Another hot day with a tight schedule. We started at the enormous Edfu Temple of Horus, built between 237 and 57 BC. Another example of solid construction and intricate carvings withstanding the test of time despite being buried 12 meters deep under blowing desert sand and silt from the Nile. During our stay in the country we were accompanied by a Master's level Egyptologist who did a good job explaining the stories from the Hellenistic period depicted in the etched walls.
The Temple of Horus was built to honour an Egyptian god and the protector of the pharoah. Horus is represented by a falcon.
Many in the group suffered from tummy issues. That combined with the heat, we decided to take the afternoon off for some R&R and played cards with Mack and Rika in the covered area on the pool deck of the ship. That evening included an interesting ask me anything session about Egyptian culture with our guide, that focussed on politics and culture. This was combined with the ever present sales pitches from merchants, this time from the ship's gift and jewelry store. The prices were reasonable and the quality was assured by the cruise company. Rika and I bought rings that depicted our names in hieroglyphics.

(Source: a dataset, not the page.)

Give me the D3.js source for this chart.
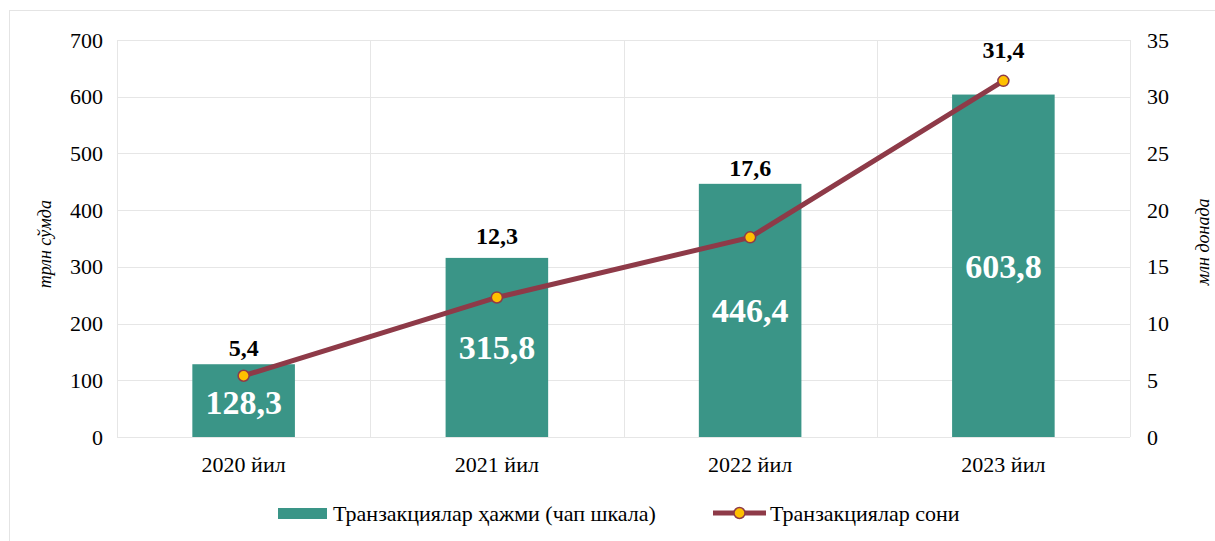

In the morning we started with a tour of Aswan'e quarry and the unfinished obelisk. Commissioned by Queen Hatshepsut, 1508-1458 BC, it was to be the largest obelisk in Egypt. It was carved on its side directly from the bedrock and cracks were discovered during the building process putting an end to the project. If finished it would have stood 137 ft high and weighed over a thousand tonnes.
In the afternoon we boarded a felucca, a traditional Mediterranean sailboat that was introduced to Egypt in more modern times.
We transferred to a two level motorized tour boat for a private tour of a family home in a Nubian Village farther down the Nile. On the way we could see where tourists could slide or snowboard down the dunes and there was a quick stop to wade in the river, which appeared surprisingly clean and clear. People think of crocodiles when the hear the Nile, but in reality they are below the Aswan Dam, nowhere near our location.
The family we visited introduced us to their captive pet crocodiles, fed us tea, hummus, cheese and fresh homemade bread, and entertained us with music and dancing. I happily paid baksheesh to have my picture taken with the family weaver at his loom. It was a typical small group tourist stop.
Before returning to the ship we were taken to a tea and spice shop. Beware of such stops on tours. The prices were very high as they pay baksheesh to guides and/or drivers who bring them customers and similar items can be bought more reasonably elsewhere on your own.
We returned to the ship for dinner and the Lower Nile appropriate daily towel decoration in our cabin.
It was a short night with a 4:00a.m. wakeup call so we could visit the Aswan Dam on our way to the airport for our flight back to Cairo.